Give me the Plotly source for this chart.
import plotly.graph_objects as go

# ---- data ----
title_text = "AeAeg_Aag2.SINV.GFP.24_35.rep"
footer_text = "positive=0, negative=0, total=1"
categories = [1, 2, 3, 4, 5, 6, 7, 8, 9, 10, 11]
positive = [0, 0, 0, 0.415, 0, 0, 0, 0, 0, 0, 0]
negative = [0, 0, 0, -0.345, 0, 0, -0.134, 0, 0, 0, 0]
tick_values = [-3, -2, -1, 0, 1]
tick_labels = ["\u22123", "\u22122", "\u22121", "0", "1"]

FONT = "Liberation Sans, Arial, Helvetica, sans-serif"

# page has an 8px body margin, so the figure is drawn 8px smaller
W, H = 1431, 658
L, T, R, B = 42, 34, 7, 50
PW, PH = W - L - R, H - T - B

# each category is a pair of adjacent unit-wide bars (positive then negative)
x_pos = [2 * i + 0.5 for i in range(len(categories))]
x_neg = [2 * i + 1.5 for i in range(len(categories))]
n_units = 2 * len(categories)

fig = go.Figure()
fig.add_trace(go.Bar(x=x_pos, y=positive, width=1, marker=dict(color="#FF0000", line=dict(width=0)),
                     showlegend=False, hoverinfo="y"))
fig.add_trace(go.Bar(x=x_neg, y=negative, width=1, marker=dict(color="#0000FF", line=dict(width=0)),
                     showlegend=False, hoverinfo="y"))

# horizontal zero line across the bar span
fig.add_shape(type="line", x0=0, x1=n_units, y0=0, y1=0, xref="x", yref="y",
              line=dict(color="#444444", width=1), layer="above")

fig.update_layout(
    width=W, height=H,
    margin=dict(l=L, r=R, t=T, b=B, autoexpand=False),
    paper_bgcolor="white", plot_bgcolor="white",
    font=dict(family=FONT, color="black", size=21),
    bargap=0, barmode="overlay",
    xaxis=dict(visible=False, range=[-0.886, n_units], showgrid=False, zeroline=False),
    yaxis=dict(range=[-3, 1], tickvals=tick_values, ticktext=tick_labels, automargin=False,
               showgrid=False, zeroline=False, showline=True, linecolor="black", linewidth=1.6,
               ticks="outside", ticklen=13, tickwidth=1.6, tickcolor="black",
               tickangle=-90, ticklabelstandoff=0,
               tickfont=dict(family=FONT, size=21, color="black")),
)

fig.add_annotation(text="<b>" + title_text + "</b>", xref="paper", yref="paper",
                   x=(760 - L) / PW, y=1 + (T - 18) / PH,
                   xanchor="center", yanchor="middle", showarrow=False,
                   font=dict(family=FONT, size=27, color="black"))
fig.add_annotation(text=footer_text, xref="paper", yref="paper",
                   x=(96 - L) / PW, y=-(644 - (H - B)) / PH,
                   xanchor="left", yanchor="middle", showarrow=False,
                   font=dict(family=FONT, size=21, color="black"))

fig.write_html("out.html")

...

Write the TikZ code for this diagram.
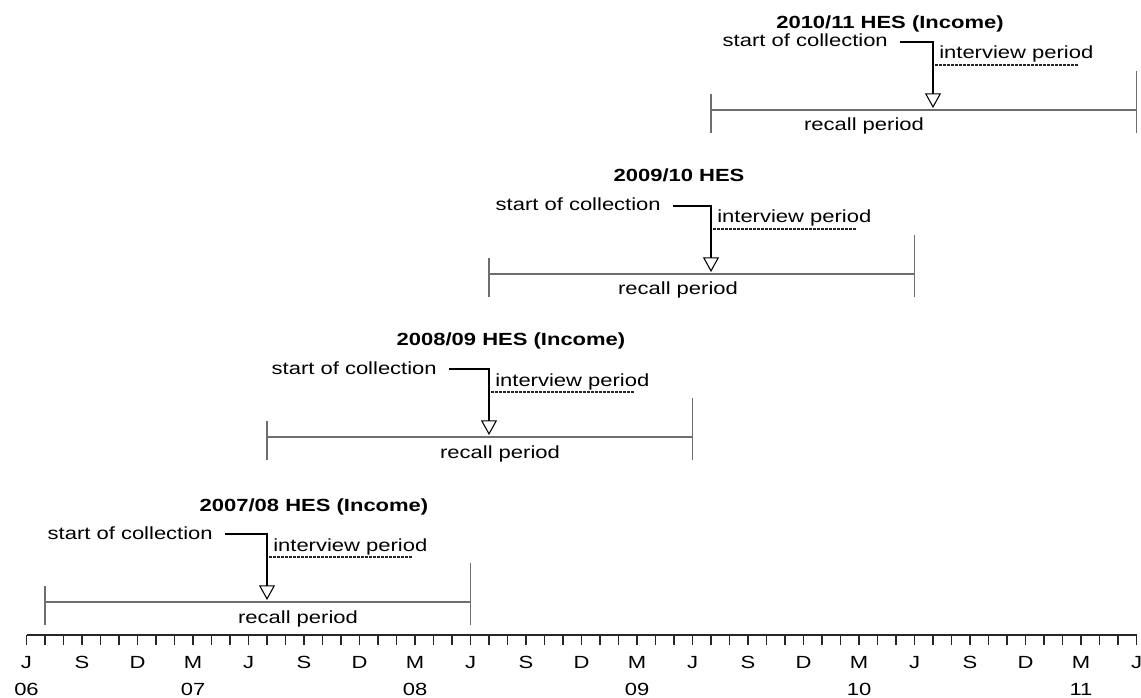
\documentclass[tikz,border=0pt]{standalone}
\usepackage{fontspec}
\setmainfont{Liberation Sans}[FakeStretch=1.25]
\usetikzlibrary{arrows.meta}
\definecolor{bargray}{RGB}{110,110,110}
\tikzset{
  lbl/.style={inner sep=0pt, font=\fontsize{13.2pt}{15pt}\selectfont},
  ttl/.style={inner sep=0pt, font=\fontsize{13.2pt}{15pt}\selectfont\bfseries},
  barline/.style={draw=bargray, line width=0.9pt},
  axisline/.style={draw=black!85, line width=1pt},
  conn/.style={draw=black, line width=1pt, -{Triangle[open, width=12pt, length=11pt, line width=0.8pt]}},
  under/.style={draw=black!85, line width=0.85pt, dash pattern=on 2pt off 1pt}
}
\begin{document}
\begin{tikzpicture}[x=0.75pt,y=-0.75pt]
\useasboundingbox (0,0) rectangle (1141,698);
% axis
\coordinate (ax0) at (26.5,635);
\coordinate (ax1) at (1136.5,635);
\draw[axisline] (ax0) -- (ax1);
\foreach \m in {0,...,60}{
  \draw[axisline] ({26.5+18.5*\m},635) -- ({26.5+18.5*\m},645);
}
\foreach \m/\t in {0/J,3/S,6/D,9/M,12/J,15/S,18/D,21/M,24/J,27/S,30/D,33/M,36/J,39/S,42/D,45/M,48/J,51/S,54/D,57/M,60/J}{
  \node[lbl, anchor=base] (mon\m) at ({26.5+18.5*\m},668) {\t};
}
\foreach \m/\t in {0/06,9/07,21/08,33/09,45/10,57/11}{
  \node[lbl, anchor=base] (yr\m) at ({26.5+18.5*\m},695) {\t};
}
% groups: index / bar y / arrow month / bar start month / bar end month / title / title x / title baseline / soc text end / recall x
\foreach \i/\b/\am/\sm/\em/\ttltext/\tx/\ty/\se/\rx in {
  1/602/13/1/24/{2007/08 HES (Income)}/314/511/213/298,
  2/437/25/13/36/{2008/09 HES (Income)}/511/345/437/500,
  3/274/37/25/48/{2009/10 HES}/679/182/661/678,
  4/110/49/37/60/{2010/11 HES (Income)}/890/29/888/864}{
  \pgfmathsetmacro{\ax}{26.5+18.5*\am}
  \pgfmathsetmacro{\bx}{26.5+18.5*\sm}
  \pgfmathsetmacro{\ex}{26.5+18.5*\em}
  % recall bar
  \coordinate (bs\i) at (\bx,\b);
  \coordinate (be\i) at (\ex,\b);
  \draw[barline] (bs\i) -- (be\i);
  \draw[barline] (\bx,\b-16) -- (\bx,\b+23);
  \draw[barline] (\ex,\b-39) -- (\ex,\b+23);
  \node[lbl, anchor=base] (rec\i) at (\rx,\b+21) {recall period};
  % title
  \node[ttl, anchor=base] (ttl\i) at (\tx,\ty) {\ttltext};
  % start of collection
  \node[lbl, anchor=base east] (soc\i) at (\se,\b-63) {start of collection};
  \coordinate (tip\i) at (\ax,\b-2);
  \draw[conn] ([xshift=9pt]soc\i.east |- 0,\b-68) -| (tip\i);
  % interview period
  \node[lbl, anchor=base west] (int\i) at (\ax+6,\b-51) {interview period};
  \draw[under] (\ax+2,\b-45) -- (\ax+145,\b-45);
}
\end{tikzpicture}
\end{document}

* * *

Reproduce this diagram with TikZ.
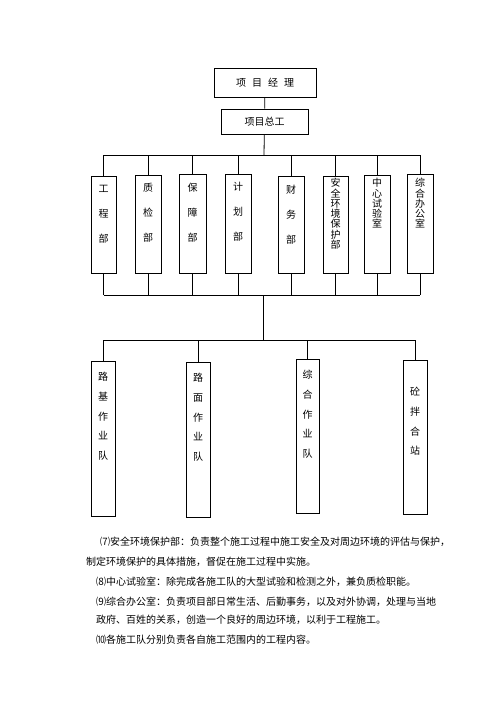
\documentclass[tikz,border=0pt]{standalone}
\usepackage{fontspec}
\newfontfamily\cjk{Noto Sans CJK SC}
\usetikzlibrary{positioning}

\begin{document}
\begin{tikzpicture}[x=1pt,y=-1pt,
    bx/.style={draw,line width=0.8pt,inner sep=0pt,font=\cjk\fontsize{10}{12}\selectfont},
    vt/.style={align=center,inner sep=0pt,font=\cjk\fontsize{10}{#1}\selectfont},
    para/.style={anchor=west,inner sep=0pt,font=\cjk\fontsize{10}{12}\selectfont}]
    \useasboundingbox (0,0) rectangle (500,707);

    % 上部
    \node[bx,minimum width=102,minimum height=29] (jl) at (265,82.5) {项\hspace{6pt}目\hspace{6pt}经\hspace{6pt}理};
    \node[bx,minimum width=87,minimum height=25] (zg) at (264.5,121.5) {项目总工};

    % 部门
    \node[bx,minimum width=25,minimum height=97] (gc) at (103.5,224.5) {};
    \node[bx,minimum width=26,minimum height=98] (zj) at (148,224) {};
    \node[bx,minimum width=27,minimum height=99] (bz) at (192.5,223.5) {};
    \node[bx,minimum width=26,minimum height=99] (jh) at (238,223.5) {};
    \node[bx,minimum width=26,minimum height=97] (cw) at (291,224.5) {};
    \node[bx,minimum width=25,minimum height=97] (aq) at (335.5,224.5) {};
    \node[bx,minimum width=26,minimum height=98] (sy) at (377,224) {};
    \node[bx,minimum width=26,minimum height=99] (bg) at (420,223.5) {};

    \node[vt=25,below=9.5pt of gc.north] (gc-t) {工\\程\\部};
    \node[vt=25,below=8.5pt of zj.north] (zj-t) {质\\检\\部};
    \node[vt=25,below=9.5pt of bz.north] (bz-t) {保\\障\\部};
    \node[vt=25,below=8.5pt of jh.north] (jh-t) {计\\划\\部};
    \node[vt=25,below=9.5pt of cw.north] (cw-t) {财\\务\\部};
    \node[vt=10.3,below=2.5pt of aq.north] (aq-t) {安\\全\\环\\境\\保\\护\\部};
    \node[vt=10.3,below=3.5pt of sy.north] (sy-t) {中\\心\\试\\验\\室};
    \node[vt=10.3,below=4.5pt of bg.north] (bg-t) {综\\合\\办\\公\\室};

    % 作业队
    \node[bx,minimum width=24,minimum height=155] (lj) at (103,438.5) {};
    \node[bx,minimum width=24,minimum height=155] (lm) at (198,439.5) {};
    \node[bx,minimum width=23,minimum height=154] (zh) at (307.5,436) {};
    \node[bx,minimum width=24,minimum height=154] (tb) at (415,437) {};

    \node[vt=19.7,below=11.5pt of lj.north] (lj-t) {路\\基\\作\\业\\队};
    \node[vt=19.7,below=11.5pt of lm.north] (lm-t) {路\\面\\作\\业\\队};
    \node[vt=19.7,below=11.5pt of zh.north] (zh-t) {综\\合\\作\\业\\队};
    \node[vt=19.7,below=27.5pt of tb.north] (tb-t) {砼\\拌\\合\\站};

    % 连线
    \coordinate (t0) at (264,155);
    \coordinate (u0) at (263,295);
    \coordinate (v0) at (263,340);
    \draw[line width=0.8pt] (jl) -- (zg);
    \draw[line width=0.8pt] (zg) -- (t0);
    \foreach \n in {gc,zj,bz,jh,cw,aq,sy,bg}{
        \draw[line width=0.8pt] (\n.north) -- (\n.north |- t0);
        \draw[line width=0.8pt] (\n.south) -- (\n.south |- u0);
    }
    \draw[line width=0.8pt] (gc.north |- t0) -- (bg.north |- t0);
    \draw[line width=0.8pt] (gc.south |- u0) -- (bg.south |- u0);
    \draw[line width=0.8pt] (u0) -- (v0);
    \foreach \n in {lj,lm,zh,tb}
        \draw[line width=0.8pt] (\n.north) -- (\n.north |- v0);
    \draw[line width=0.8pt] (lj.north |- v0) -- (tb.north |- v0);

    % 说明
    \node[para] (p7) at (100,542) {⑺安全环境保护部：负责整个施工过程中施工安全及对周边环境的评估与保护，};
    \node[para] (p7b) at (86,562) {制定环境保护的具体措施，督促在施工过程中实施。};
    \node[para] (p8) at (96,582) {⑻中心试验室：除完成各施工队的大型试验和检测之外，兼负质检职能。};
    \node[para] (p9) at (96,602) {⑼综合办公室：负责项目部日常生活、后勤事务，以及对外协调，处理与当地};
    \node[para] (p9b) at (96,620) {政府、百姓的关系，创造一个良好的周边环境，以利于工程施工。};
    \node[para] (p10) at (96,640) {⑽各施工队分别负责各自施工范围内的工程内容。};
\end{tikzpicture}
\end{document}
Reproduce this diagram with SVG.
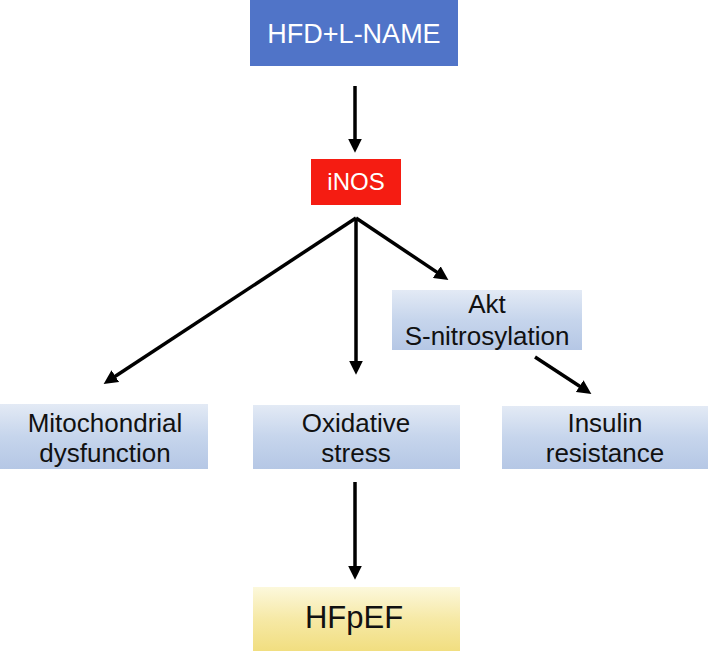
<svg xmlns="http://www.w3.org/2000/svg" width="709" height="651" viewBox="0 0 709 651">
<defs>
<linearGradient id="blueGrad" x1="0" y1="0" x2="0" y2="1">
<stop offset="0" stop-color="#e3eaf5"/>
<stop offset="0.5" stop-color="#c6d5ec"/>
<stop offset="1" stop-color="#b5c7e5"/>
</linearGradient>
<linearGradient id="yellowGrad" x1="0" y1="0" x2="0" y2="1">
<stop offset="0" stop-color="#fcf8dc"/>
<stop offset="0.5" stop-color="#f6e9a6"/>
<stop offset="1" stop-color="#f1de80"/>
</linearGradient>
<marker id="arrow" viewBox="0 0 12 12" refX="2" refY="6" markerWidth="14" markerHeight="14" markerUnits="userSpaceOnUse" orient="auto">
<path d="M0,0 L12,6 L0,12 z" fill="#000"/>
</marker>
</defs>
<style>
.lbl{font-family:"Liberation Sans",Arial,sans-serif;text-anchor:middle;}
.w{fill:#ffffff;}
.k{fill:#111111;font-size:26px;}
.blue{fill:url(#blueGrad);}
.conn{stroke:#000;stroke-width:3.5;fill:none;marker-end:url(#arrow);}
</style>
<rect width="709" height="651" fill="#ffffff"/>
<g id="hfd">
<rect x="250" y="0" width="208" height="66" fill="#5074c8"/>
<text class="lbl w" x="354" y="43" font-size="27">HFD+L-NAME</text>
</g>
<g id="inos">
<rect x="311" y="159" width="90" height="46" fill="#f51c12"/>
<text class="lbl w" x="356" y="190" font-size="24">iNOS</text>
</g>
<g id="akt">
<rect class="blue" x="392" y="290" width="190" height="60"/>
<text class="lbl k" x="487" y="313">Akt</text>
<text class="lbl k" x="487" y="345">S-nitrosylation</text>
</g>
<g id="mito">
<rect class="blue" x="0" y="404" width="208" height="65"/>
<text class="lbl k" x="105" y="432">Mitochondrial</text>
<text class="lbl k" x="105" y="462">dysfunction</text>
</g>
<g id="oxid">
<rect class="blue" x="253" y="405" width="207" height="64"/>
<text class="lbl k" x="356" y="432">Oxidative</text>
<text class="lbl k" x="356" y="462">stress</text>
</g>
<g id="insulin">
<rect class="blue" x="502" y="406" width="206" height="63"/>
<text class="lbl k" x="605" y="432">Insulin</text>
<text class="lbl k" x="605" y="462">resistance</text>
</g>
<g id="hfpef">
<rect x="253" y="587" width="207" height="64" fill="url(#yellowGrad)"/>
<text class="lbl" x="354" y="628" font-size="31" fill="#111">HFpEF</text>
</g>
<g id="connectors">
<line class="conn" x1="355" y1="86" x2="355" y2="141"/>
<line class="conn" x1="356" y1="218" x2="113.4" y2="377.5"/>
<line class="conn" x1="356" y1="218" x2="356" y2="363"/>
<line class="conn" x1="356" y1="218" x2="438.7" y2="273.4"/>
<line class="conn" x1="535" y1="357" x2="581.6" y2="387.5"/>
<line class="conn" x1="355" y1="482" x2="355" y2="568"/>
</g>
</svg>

▸ **Exercise prompt**:
Using the entries above, repeat only the lines from the one containing "Give me the Plotly source for this chart." through the one containing "PW, PH = W - L - R, H - T - B", end lines included.

▸ **Solution for this task**:
Give me the Plotly source for this chart.
import plotly.graph_objects as go

# ---- data ----
title_text = "AeAeg_Aag2.SINV.GFP.24_35.rep"
footer_text = "positive=0, negative=0, total=1"
categories = [1, 2, 3, 4, 5, 6, 7, 8, 9, 10, 11]
positive = [0, 0, 0, 0.415, 0, 0, 0, 0, 0, 0, 0]
negative = [0, 0, 0, -0.345, 0, 0, -0.134, 0, 0, 0, 0]
tick_values = [-3, -2, -1, 0, 1]
tick_labels = ["\u22123", "\u22122", "\u22121", "0", "1"]

FONT = "Liberation Sans, Arial, Helvetica, sans-serif"

# page has an 8px body margin, so the figure is drawn 8px smaller
W, H = 1431, 658
L, T, R, B = 42, 34, 7, 50
PW, PH = W - L - R, H - T - B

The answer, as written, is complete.